Not to hijack your thread, but interesting discussion on campus. In the library, where my office is, they put up a countdown clock, showing (for example) 16 days, 9 hours, 14 minutes…until the end of the semester. Response has been mixed. For some people, this is a light at the end of the tunnel, helps with end-of-semester anxiety. For others, exactly the opposite, it ramps up their anxiety.

I told the librarian it’s like pot that way.

Bingo and we have a winner.

Slavery was legal too, so was segregation, bans on interracial and gay marriage. We’re also allowed to debate what the law should be, not just what it is. And, the sports testing doesn’t need to follow the law. If it’s not about performance enhancement, they should articulate another reason to ban and test for certain substances.
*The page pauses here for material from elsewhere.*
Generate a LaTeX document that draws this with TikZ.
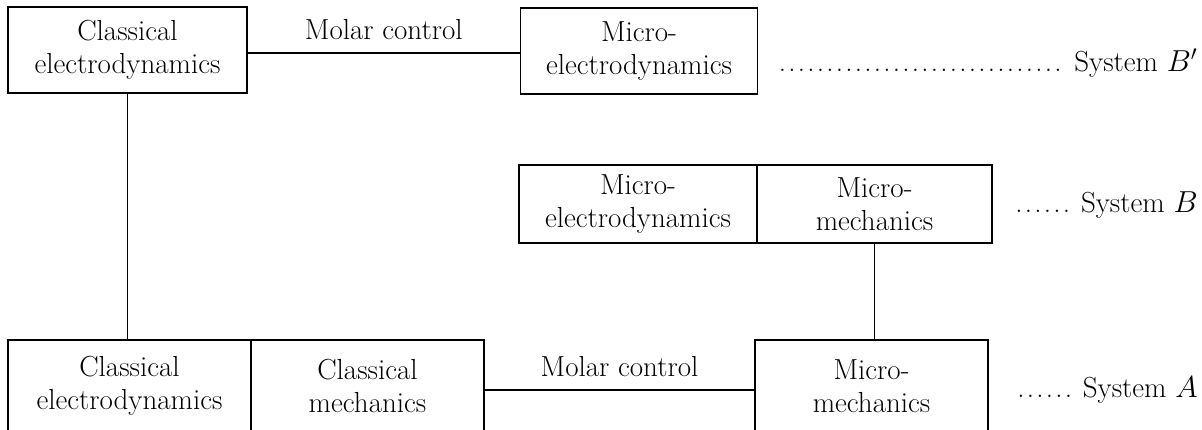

Which has absolutely nothing to do with this issue.

The law is everything in the interaction between a government and its citizens. The USADA gets a few million annually in governmental grants. Should the federal government give money to an organization, and forgo taxation of that organization, if it allows an illegal drug to be used by recipients of those funds? The answer is change the law, not ignore it.

Walking is not enhanced when I have had a brownie.

Except the USADA is an NGO, not a government. And even if it were governmental, we’re allowed to debate what the law or policy should be, in addition to what it is.

There are substances in the banned list that I can take, but an athlete can’t.
It has nothing to do with federal law.

welll…sorta. The Agriculture Act of 2018 legalized Delta 8 and Delta 10 THC, but not Delta 9 (the THC found in pot). It’s not quite as strong as Delta 9, but that just means you need a wee tad more to get an equivalent high. I order mine online and it is delivered to my door in Kansas, which is a state that allows NO marijuana for anything. Funny thing is, they don’t seem to be in any hurry to make those illegal. While recreational pot is legal in Missouri, and I live 2 miles from the border, what I get online is a helluva lot less expensive that the pot in the Missouri dispensaries.

Oh yes…and in a urine test, you will test positive for THC. But my bike group is a bunch of old hippies and they say that Social Security and Pensions don’t require urine tests.

@jimtoo - For this reason, even though medical marijuana is legal in most states, it is illegal to use it for pain management at any nursing home, skilled nursing facility, or hospital in the United States because it is illegal at the federal level.

I never said it was governmental, I said they receive federal grant funds and they are a 501c3. For all we know, a condition of their grants and tax exempt status may be to test for illegal drugs.

This thread started with the question of why they tested for marijuana. I put forth the answer I thought made the most sense.